AIM
Copy out all lines in the data below containing the string "this".

** START EXTRACTED RECORDS **

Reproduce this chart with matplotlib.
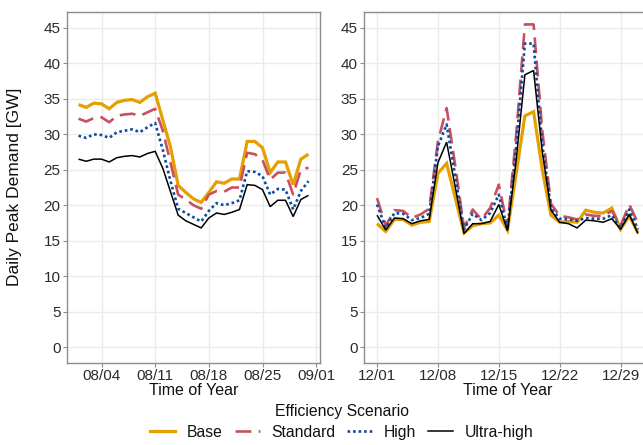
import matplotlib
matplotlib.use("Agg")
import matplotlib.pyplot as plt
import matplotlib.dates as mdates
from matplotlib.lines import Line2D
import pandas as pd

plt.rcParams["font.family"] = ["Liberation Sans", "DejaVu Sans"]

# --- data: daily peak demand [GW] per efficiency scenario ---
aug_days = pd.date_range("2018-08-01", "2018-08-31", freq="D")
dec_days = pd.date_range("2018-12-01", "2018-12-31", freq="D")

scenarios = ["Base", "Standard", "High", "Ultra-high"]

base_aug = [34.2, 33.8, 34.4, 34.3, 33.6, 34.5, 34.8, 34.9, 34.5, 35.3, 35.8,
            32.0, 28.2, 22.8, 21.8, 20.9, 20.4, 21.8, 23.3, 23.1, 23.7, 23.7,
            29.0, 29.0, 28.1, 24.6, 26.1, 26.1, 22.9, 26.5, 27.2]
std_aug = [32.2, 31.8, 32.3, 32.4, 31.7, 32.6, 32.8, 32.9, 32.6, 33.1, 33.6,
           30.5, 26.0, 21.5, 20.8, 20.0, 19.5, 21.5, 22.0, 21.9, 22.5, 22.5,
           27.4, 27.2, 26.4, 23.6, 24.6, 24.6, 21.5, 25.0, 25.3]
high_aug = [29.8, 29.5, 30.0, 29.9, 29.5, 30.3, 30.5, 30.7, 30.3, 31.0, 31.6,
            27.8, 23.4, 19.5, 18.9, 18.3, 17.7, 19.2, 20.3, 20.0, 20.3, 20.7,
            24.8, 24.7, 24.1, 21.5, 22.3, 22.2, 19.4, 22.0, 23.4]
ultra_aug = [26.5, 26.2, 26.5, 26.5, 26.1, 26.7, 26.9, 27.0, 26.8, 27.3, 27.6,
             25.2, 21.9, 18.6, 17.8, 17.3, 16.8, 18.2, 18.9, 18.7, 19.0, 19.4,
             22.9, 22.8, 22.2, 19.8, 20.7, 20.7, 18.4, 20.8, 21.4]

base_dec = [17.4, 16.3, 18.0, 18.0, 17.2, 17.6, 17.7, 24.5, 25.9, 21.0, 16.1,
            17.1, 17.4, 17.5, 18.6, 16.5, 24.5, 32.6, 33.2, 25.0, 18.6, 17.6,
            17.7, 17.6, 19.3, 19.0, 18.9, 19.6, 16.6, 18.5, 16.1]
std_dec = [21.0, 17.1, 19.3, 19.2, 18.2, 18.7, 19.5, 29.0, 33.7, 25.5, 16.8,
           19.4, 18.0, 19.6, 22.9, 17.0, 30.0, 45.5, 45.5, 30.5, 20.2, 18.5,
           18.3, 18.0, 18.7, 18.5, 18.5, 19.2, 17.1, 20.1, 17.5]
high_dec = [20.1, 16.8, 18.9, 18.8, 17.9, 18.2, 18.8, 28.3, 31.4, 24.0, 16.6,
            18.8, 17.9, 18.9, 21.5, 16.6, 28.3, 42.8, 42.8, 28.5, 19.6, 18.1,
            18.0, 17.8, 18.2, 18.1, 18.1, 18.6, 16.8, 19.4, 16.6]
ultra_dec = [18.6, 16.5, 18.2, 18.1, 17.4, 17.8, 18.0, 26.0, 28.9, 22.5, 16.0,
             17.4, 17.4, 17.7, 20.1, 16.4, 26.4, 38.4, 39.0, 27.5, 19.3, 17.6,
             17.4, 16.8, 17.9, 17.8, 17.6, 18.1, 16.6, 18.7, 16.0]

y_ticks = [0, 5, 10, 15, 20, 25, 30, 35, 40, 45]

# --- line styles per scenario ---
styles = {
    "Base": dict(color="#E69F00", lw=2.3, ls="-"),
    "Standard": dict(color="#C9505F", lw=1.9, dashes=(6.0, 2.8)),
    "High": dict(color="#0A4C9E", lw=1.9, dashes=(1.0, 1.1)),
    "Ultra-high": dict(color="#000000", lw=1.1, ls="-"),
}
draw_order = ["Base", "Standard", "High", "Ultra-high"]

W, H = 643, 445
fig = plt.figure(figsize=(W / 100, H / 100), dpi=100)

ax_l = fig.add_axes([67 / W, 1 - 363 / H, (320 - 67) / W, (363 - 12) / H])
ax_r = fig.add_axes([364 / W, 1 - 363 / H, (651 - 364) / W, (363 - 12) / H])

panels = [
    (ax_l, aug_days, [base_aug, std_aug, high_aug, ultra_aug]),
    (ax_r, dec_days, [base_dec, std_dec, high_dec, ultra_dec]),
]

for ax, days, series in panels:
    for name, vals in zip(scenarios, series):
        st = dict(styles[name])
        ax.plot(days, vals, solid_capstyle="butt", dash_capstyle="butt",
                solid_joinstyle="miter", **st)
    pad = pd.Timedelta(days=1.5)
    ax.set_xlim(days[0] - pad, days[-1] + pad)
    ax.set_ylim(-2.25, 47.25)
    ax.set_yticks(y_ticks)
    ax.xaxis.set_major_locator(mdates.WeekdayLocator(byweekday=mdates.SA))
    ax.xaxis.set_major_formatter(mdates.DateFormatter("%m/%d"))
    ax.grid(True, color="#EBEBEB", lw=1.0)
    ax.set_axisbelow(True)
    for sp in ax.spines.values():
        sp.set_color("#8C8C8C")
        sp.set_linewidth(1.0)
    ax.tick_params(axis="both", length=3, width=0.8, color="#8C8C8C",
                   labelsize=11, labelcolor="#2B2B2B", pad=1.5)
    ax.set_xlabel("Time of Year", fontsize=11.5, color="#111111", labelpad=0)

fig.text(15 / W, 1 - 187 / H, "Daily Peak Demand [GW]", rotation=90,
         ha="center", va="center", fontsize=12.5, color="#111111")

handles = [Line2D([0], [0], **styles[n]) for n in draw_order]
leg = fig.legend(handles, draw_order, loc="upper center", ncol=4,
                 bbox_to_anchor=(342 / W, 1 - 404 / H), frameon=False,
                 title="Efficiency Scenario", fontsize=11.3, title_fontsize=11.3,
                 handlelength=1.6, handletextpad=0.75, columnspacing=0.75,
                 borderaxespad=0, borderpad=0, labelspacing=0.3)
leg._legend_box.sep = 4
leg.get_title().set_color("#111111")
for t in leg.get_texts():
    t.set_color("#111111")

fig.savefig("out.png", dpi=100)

** END EXTRACTED RECORDS **
** START EXTRACTED RECORDS **

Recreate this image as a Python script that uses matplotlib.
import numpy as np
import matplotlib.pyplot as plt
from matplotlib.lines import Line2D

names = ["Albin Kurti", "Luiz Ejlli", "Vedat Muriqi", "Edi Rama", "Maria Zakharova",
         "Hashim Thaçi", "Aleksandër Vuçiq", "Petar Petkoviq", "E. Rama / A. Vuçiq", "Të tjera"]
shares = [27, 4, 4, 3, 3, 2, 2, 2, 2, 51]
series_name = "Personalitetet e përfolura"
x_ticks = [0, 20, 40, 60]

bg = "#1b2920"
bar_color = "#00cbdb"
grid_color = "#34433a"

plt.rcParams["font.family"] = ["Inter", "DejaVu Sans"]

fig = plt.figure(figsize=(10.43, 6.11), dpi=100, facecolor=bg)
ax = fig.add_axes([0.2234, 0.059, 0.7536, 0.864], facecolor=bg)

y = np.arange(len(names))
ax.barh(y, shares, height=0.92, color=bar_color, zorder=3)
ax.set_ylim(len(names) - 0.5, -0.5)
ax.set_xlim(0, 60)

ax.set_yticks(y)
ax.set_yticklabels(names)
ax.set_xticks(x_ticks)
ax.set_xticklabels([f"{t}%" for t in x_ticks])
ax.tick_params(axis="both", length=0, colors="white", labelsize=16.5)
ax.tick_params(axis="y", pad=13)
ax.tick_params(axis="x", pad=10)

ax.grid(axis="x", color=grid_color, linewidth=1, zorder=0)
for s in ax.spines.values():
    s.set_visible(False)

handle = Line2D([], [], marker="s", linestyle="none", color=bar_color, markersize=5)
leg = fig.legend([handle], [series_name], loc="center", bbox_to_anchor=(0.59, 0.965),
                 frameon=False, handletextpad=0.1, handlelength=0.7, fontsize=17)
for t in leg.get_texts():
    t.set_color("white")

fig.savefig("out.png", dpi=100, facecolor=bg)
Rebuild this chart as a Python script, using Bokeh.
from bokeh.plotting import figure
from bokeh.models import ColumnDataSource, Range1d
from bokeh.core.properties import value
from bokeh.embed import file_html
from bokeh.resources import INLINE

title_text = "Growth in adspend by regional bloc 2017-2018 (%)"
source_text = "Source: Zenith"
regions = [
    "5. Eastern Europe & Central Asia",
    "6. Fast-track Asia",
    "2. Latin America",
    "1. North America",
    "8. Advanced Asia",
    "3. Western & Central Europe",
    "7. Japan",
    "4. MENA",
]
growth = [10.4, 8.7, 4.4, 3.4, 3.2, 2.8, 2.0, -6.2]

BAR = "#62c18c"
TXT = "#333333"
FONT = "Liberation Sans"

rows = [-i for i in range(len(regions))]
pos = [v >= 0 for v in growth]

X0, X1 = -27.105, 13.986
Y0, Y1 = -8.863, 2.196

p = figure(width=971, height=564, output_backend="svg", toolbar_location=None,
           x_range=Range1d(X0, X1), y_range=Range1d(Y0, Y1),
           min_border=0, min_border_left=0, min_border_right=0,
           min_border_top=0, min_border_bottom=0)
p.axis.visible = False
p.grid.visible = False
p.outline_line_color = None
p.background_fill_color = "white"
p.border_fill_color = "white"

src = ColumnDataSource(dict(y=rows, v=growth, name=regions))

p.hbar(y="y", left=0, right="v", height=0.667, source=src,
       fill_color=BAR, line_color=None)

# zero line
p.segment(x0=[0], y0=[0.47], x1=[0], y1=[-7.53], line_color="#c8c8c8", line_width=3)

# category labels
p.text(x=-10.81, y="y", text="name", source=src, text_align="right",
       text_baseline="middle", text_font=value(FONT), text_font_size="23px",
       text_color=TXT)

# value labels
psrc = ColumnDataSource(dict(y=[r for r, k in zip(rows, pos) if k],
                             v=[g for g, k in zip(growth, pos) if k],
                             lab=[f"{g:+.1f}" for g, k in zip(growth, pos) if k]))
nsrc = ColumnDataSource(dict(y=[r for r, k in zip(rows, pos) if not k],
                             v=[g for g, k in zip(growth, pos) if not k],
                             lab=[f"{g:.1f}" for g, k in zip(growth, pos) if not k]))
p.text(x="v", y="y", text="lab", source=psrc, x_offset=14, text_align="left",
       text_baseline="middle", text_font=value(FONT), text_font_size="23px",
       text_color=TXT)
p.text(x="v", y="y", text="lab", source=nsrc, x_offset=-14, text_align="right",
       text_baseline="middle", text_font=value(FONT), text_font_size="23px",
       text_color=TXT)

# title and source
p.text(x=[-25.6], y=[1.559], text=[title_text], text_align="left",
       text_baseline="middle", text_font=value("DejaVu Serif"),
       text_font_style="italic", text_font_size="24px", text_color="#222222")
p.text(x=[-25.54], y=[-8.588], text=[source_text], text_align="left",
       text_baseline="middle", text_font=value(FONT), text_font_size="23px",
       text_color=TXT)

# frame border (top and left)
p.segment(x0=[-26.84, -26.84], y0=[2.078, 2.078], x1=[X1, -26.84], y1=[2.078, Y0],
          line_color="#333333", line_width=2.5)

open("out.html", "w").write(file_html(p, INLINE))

** END EXTRACTED RECORDS **

ANSWER TO THE PROBLEM
Reproduce this chart with matplotlib.
Recreate this image as a Python script that uses matplotlib.
Rebuild this chart as a Python script, using Bokeh.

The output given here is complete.